The weather leading up to Sunday was cold and wet. The next system was predicted to lay a thin layer of snow on the local hills, but it moved quickly; the skies and sun would shine upon us all day.

Olive at the Fly Fishing Show

Kirk Werner's series of children's book showed up at the Fly Fishing Show.

I’d never been to the Fly Fishing Show for no other reason than lack of planning. Aisles were crowded with the requisite rod and reels in shiny colors that offered no additional functionality except to attract the eyes of anglers. One long row was inhabited by fly tiers doing what they do best. In between these booths, and others displaying gear, where thousands of flies for sale and lodges all touting trips of a lifetime.

Greeting me at the Federation booth were a few familiar faces, giving lessons in fly tying, offering casting lessons and talking up the Trout in the Classroom program. The job was simple. Meet and greet folks and offer free casting instruction. During the afternoon, Willy, Gary (who teaches the novice seminar with Willy) and I would do just that with a number of people. After all, free is a very good price.

I’ll admit to some trepidation at offering advice after a checkered short five-year career in fly fishing. Sticking to the basics seemed good enough, particularly for folks who’d never casted a fly rod. The results were surprising. The nearly adult boy who wanted to fly fish with his dad was soon able to cast well enough to place the yarn fly close to, if not in, the target ring. The girlfriend of the guy who wisely understood his attempts to teach her to cast might make him single again, learned that making a backcast as if she were picking up the phone* allowed for nice loops and a great presentation.

We kept offering and giving lessons. My confidence rose. While Gary instructed a wife, I worked with the husband to successfully relearn the casting of a smaller 5 wt trout rod after years of chasing Dorado with a 9 wt. We swapped stories and techniques all the while.

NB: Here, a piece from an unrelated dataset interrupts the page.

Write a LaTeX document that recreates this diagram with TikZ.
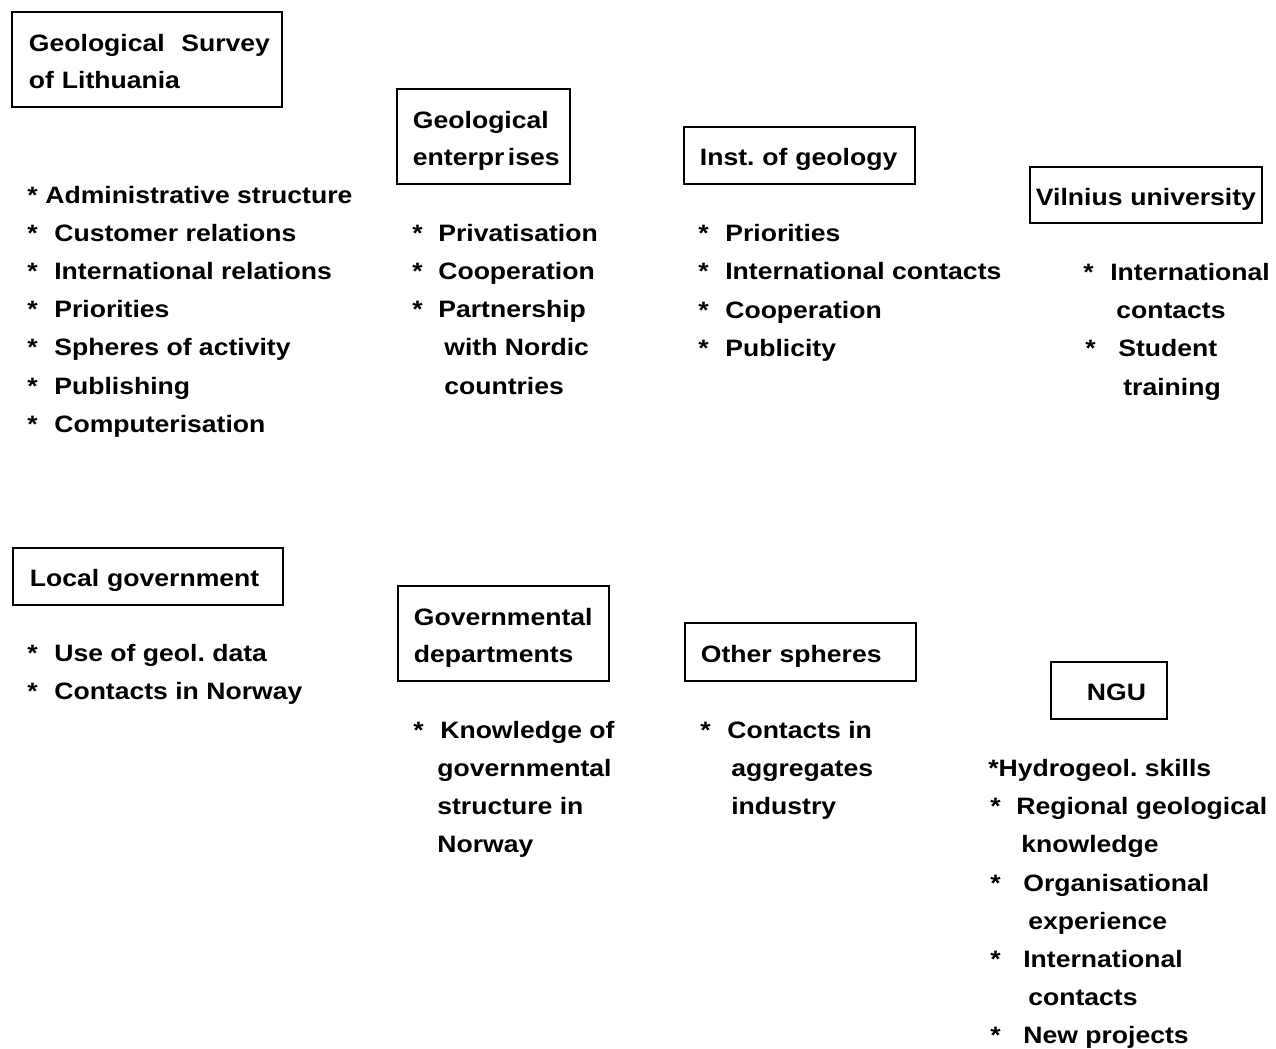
\documentclass[tikz,border=0pt]{standalone}
\usepackage{fontspec}
\setmainfont{Liberation Sans}[FakeStretch=1.12]
\usepackage{tikz}

\tikzset{
  box/.style={draw, line width=1.1pt, anchor=north west, align=left,
    inner ysep=0pt, font=\bfseries\fontsize{13.5}{21.6}\selectfont},
  oneline/.style={text height=11.7pt, text depth=0pt},
  twolines/.style={text depth=19.4pt},
  txt/.style={anchor=base west, inner sep=0pt,
    font=\bfseries\fontsize{13.5}{21.6}\selectfont}
}

\begin{document}
\frenchspacing
\begin{tikzpicture}[x=0.02cm, y=-0.02cm]
\useasboundingbox (0,0) rectangle (1276,1049);

% boxes
\node[box, twolines, minimum width=5.40cm, minimum height=1.90cm, inner xsep=0.34cm, text width=4.72cm] (gsl) at (11,11) {\mbox{Geological\hspace{0.7em}Survey}\\of Lithuania};
\node[box, twolines, minimum width=3.46cm, minimum height=1.90cm, inner xsep=0.32cm, text width=2.82cm] (ent) at (396,88) {Geological\\\mbox{enterpr\kern2pt ises}};
\node[box, oneline, minimum width=4.62cm, minimum height=1.14cm, inner xsep=0.32cm, text width=3.98cm] (inst) at (683,126) {\mbox{Inst. of geology}};
\node[box, oneline, minimum width=4.64cm, minimum height=1.12cm, inner xsep=0.10cm, text width=4.44cm, align=center] (vu) at (1029,166) {\mbox{Vilnius university}};
\node[box, oneline, minimum width=5.40cm, minimum height=1.14cm, inner xsep=0.34cm, text width=4.72cm] (loc) at (12,547) {\mbox{Local government}};
\node[box, twolines, minimum width=4.22cm, minimum height=1.90cm, inner xsep=0.32cm, text width=3.58cm] (gov) at (397,585) {\mbox{Governmental}\\\mbox{departments}};
\node[box, oneline, minimum width=4.62cm, minimum height=1.16cm, inner xsep=0.32cm, text width=3.98cm] (oth) at (684,622) {\mbox{Other spheres}};
\node[box, oneline, minimum width=2.32cm, minimum height=1.14cm, inner xsep=0.72cm, text width=0.88cm] (ngu) at (1050,661) {\mbox{NGU}};

% asterisks
\foreach \x/\y [count=\i] in {27/203,27/241,27/279,27/317,27/355,27/394,27/432,
    412/241,412/279,412/317,698/241,698/279,698/318,698/356,1083/280,1085/356,
    27/661,27/699,413/738,700/738,990/814,990/891,990/967,990/1043}
  \node[txt] (st\i) at (\x,\y) {*};

% Geological Survey of Lithuania
\node[txt] (gsl1) at (45,203) {Administrative structure};
\node[txt] (gsl2) at (54,241) {Customer relations};
\node[txt] (gsl3) at (54,279) {International relations};
\node[txt] (gsl4) at (54,317) {Priorities};
\node[txt] (gsl5) at (54,355) {Spheres of activity};
\node[txt] (gsl6) at (54,394) {Publishing};
\node[txt] (gsl7) at (54,432) {Computerisation};

% Geological enterprises
\node[txt] (ent1) at (438,241) {Privatisation};
\node[txt] (ent2) at (438,279) {Cooperation};
\node[txt] (ent3) at (438,317) {Partnership};
\node[txt] (ent4) at (444,355) {with Nordic};
\node[txt] (ent5) at (444,394) {countries};

% Inst. of geology
\node[txt] (inst1) at (725,241) {Priorities};
\node[txt] (inst2) at (725,279) {International contacts};
\node[txt] (inst3) at (725,318) {Cooperation};
\node[txt] (inst4) at (725,356) {Publicity};

% Vilnius university
\node[txt] (vu1) at (1110,280) {International};
\node[txt] (vu2) at (1116,318) {contacts};
\node[txt] (vu3) at (1118,356) {Student};
\node[txt] (vu4) at (1123,395) {training};

% Local government
\node[txt] (loc1) at (54,661) {Use of geol. data};
\node[txt] (loc2) at (54,699) {Contacts in Norway};

% Governmental departments
\node[txt] (gov1) at (440,738) {Knowledge of};
\node[txt] (gov2) at (437,776) {governmental};
\node[txt] (gov3) at (437,814) {structure in};
\node[txt] (gov4) at (437,852) {Norway};

% Other spheres
\node[txt] (oth1) at (727,738) {Contacts in};
\node[txt] (oth2) at (731,776) {aggregates};
\node[txt] (oth3) at (731,814) {industry};

% NGU
\node[txt] (ngu1) at (988,776) {*Hydrogeol. skills};
\node[txt] (ngu2) at (1016,814) {Regional geological};
\node[txt] (ngu3) at (1021,852) {knowledge};
\node[txt] (ngu4) at (1023,891) {Organisational};
\node[txt] (ngu5) at (1028,929) {experience};
\node[txt] (ngu6) at (1023,967) {International};
\node[txt] (ngu7) at (1028,1005) {contacts};
\node[txt] (ngu8) at (1023,1043) {New projects};
\end{tikzpicture}
\end{document}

The kids were the best. My day ended spending time with a girl who was probably all of 11 years old, who wanted to learn to cast so that she and her dad could take advantage of an offer from an aunt in Montana to get them out on some of the local rivers. This little girl’s focus, willingness to learn and lack of bad habits allowed for fast learning, only delayed by a break now and then to rest. By the end of our time together, she was casting to a target with deadly accuracy.

At the end of the day, it was clear that I did something to help these folks learn fly casting or improve their casting. Perhaps it was as simple as standing outside on a sunny day and offering small words of encouragement. Perhaps there’s more to it than that. Regardless of what it was that I had to offer, the thank yous, appreciation and smiles after each lesson were genuine. Despite being a volunteer, I was paid well.


*Think of picking up the receiver of a wall-mounted phone and stopping at your ear.